A large number of studies have reported the outcomes of sutured amniotic membrane in dealing ocular surface diseases. It has proven to be a more viable option with the advancement in biological adhesives25,26 and suture-free amniotic membrane devices such as ProKera (BioTissue, USA).26–31 Both these alternatives prevent suture-related intraoperative and post operative complications.32,33

Though both ProKera and Omnigen both involve suture- and adhesive-less application, ProKera is a self-retained cryopreserved amniotic membrane whilst Omnigen® is vacuum dehydrated and applied and secured by a bespoke bandage contact Lens (Omnilenz®). Treatment with raffinose before dehydration has been shown to preserve the structural and biochemical properties of amniotic membrane over extended periods leading to reducing storage and transport restrictions and improving costs.18 This form of amniotic membrane has shown improved healing response and wound closure rates (84–86%) at the end of first week of treatment.

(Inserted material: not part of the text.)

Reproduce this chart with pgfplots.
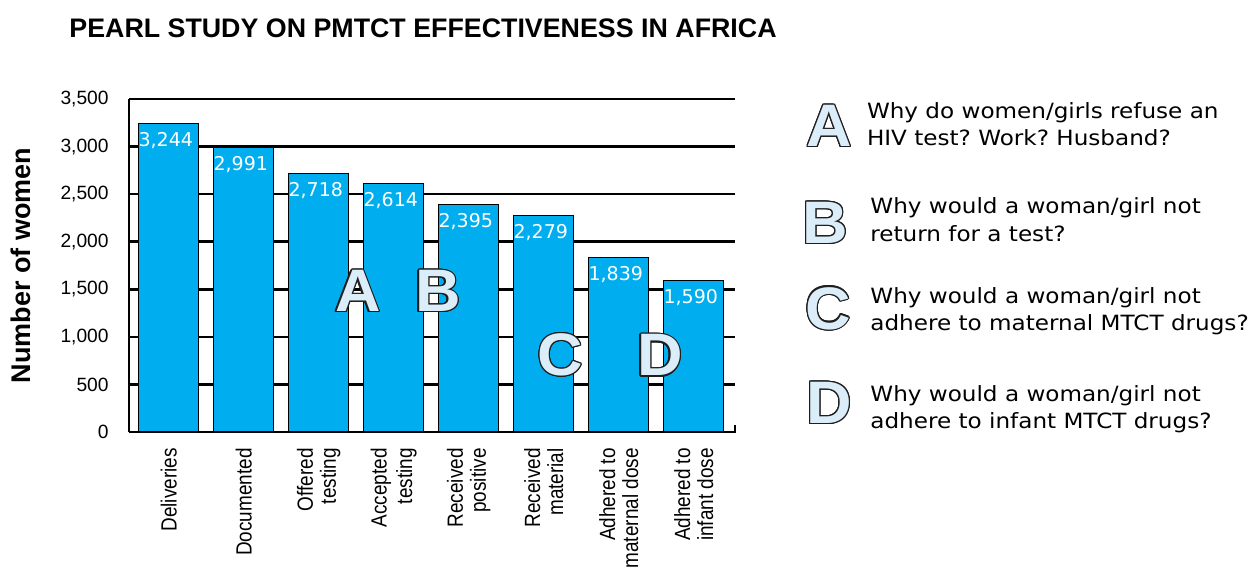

It acts on cell proliferation by releasing biochemical factors like EGF and TGF-β1in greater quantities than that compared to cryopreserved amnion which helps in proliferation and reducing apoptotic activity at cellular level.18

ProKera and OmnLenz® application of Omnigen® are both office-based procedures. ProKera is currently not available in UK for clinical use.

This study demonstrated the efficacy and safety of AMDDM in treating PEDs of various etiologies. Sixty-three percent of the patients in the overall sample epithelialized within 25 days and remain epithelial defect free for a mean of 121±68.5 days follow-up period. Our results showed better overall healing rates in comparison to the study published by Suri et al for 35 eyes treated with ProKera (40% complete healing and 22% partial healing).34

Most of the reported studies on ProKera are with a much smaller number of patients.25,28–31 Comparison of our results of each group in the reported literature on ProKera by Suri et al34 is outlined in Table 7.

Table 7 Comparison Between the Studied Data Set and the ProKera Results in the Suri et al, 2013 Study

Overall, AMDDM was used in this study for a wide range of etiologies. This is the first ever study to report the results in a pilot study for its use in PEDs. AMDDM proved to have easy application in the outpatient clinic setting with no storage restrictions. It was very well tolerated by the patients and had moderate to excellent results based on the indication. The short to mid-term follow-up demonstrated good results overall and in all categories of indications. This study also confirms its use in patients following procedures like EDTA chelation, refractive keratectomy and PED following keratoplasty. The study showed improved healing response of epithelial defects with infective keratitis and also its safety when used as an adjunct to fortified topical antimicrobial treatment. Further studies with a larger number patients are required to draw more conclusive results in this subgroup. The retrospective nature of the study and short to moderate term follow-up are two limitations of the study. Future prospective studies in the presence a of control group and longer-term follow-up would be useful to assess its efficacy.

Ethics Approval and Informed Consent

The study was approved as a prospective audit by local institutional review boards at Queen Victoria Hospital and Maidstone Hospital NHS Trusts, UK and adhered to the Declaration of Helsinki.

All participants provided informed consent for participation in the study.

Author Contributions

All authors made a significant contribution to the work reported, whether that is in the conception, study design, execution, acquisition of data, analysis and interpretation, or in all these areas; took part in drafting, revising or critically reviewing the article; gave final approval of the version to be published; have agreed on the journal to which the article has been submitted; and agree to be accountable for all aspects of the work.


There is no funding to report.


The authors report no conflicts of interest in this work.